Unlike the rest of the court, Justice Clarence Thomas wasn’t ready to let the case go without comment. He agreed that the court should not wade into a dispute about whether McKee was a “limited-public figure.” However, he said it was time to revisit New York Times v. Sullivan — the precedent under which the lower courts dismissed McKee’s case.
Specifically, Thomas explained that the Constitution allowed the states to define defamation from the founding until 1964. This changed when the Supreme Court announced the decision in New York Times v. Sullivan. Thomas went on to critique this: “New York Times and the Court’s decisions extending it were policy-driven decisions masquerading as constitutional law.”
In Sullivan, the Supreme Court applied its novel “actual-malice” standard to public figures (in that case, an elected official). Various subsequent decisions expanded the new standard’s scope to include “private persons who ‘thrust themselves to the forefront of particular public controversies in order to influence the resolution of the issues involved.’” But none of this “judge-made law” was grounded in the original meaning of the Constitution.
As he often does, Thomas then recounted the history of American law, which contradicts the very premise of New York Times v. Sullivan. At the time of the founding, the common law deemed false statements against public figures to be “more serious and injurious” than those against private figures. But it allowed people to make a personal attack against a public figure “so far as it … respect[ed] his fitness and qualifications for the office,” and so long as it was true.
The Supreme Court had distorted all of that, Thomas explained, by “displacing state defamation law.” Federal courts shouldn’t take power away from the states for policy reasons alone. On the contrary, as he wrote, “States are perfectly capable of striking a balance between encouraging a robust public discourse and providing a meaningful remedy for reputational harm.” McKee should not have been prevented from having her day in court merely because she was considered “a limited-purpose public figure.”
Since McKee v. Cosby, Thomas has consistently called for the overruling of New York Times v. Sullivan. Instead of “insulat[ing] those who perpetrate lies,” he believes “we should give them only the protection the First Amendment requires.”
He continues to issue solo opinions each time the court denies litigants the opportunity to revisit Sullivan. In one such case, the Southern Poverty Law Center labeled a Christian nonprofit organization “an anti-LGBT hate group.” As a result of that label, Amazon barred the group from receiving donations through AmazonSmile, costing the group a significant amount of money. In response, the nonprofit sued, noting that while it opposed “homosexual conduct” based on its religious beliefs, it “has never attacked or maligned anyone” for engaging in that type of conduct. In short, the nonprofit asserted that the “hate group” label was defamatory and caused them material harm. However, the organization was considered a “public figure,” and it could not meet the “almost impossible” actual-malice standard to sue for defamation.
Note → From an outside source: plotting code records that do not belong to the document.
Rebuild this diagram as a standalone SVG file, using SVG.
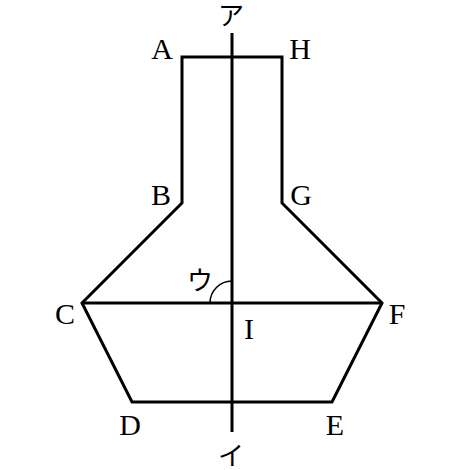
<svg xmlns="http://www.w3.org/2000/svg" width="462" height="470" viewBox="0 0 462 470">
<style>
.ln{fill:none;stroke:#000;stroke-width:3;stroke-linejoin:miter}
.thin{fill:none;stroke:#000;stroke-width:1.5}
.lb{font-family:"Liberation Serif","Noto Sans CJK JP",serif;font-size:30px;fill:#000;text-anchor:middle}
.jp{font-family:"Noto Sans CJK JP",serif;font-size:26px;fill:#000;text-anchor:middle}
</style>
<rect width="462" height="470" fill="#fff"/>
<g id="connectors">
<polygon id="flask" class="ln" points="182,57 282,57 282,203 382,303 332,402 132,402 82,303 182,203"/>
<line class="ln" x1="82" y1="303" x2="382" y2="303"/>
<line class="ln" x1="232" y1="33" x2="232" y2="432"/>
<path class="thin" d="M210,303 A22,22 0 0 1 232,281"/>
</g>
<g id="A"><text class="lb" x="162" y="59">A</text></g>
<g id="H"><text class="lb" x="300" y="59">H</text></g>
<g id="B"><text class="lb" x="161" y="205">B</text></g>
<g id="G"><text class="lb" x="301" y="205">G</text></g>
<g id="C"><text class="lb" x="65" y="324">C</text></g>
<g id="F"><text class="lb" x="397" y="324">F</text></g>
<g id="D"><text class="lb" x="130" y="435">D</text></g>
<g id="E"><text class="lb" x="335" y="435">E</text></g>
<g id="I"><text class="lb" x="249" y="339">I</text></g>
<g id="a"><text class="jp" x="231" y="25">ア</text></g>
<g id="i"><text class="jp" x="231" y="465">イ</text></g>
<g id="u"><text class="jp" x="200" y="290">ウ</text></g>
</svg>
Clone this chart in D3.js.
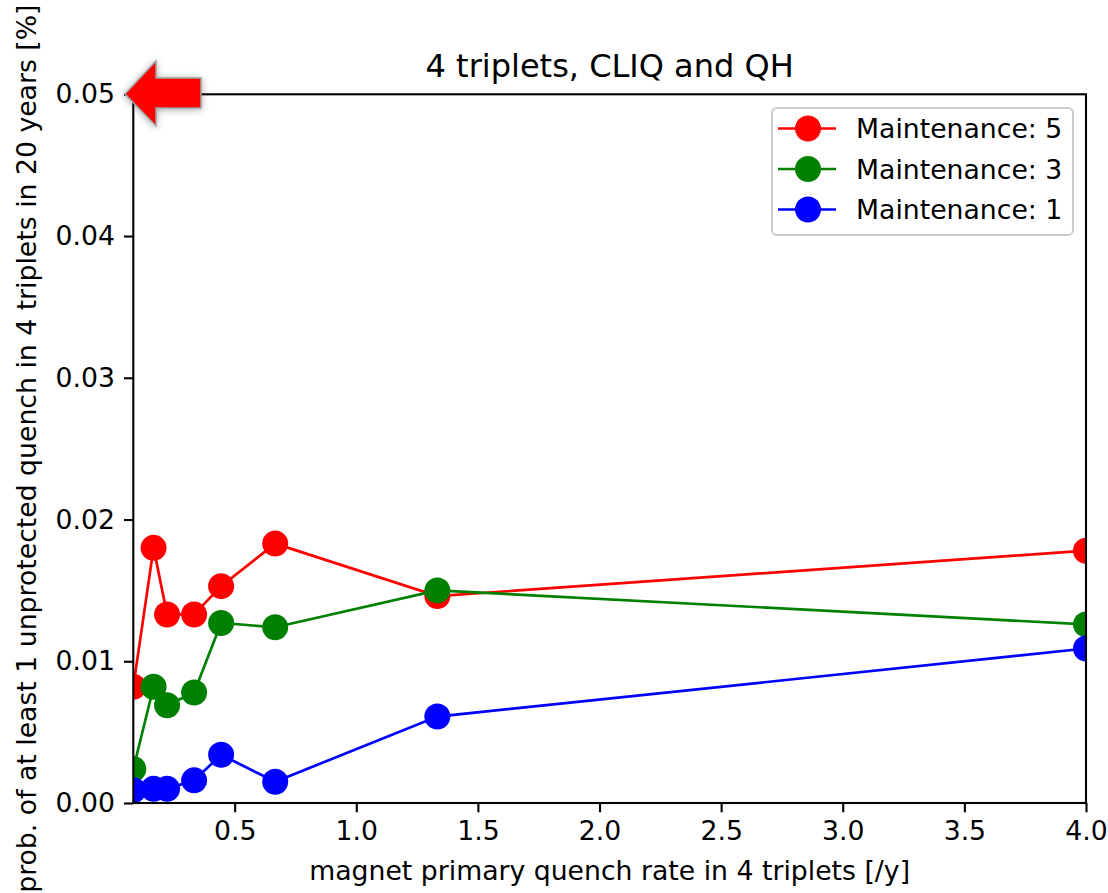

Thomas doesn’t criticize New York Times v. Sullivan simply because it is unsupported by both the text of the Constitution and American history; he also recognizes the real-world harms it poses to people like McKee. Even in a small community, so long as a person has some degree of prominence — a high school football coach, for example — he has essentially no recourse against false accusations.
Thomas did not forget about McKee. Two years after her case was rejected, Thomas reminded the court, in another solo opinion, that Sullivan had denied McKee the right “to defend her reputation in court simply because she accuse[d] a powerful man of rape.”